Matilda

matilda

It was pretty good.

What does it feel like to play the lead role on a popular West End musical at the age of 8 or so? I don’t know, but it was amazing! Her acting and singing were incredible.

I looked up the girl who played Matilda (Matilda Shapland – yes, her real first name is actually Matilda), and apparently her only prior stage experience was as little Eponine in Les Miserables. That’s a pretty big jump! I don’t think little Eponine even has any lines!

The children songs in this musical have a lot of words, and some parts are almost like rap.

Another recurring feature is word play and twisty language.

The most iconic of the children’s songs is probably ‘School Song’ –

It’s catchy and fun, but I’m not quite used to it yet.
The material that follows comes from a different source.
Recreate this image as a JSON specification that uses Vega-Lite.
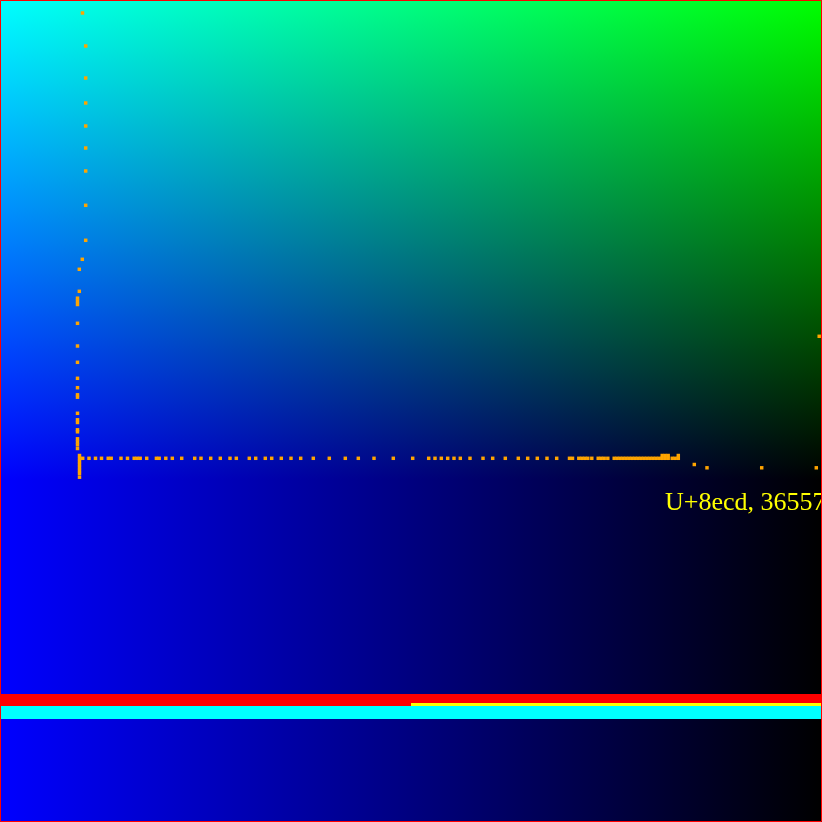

I think I still prefer singing in musicals to be more operatic, as I don’t usually care as much about the lyrics as the melodies.

But that’s purely personal preference, and the musical is still very well done, and if you are a linguist type, you’ll love it!

Story-wise, I really wasn’t expecting much since it’s a children’s book, but there is actually a beautiful story behind all this madness, so I was quite pleasantly surprised!

PS. Cambridge Theatre seats are much easier on the butt.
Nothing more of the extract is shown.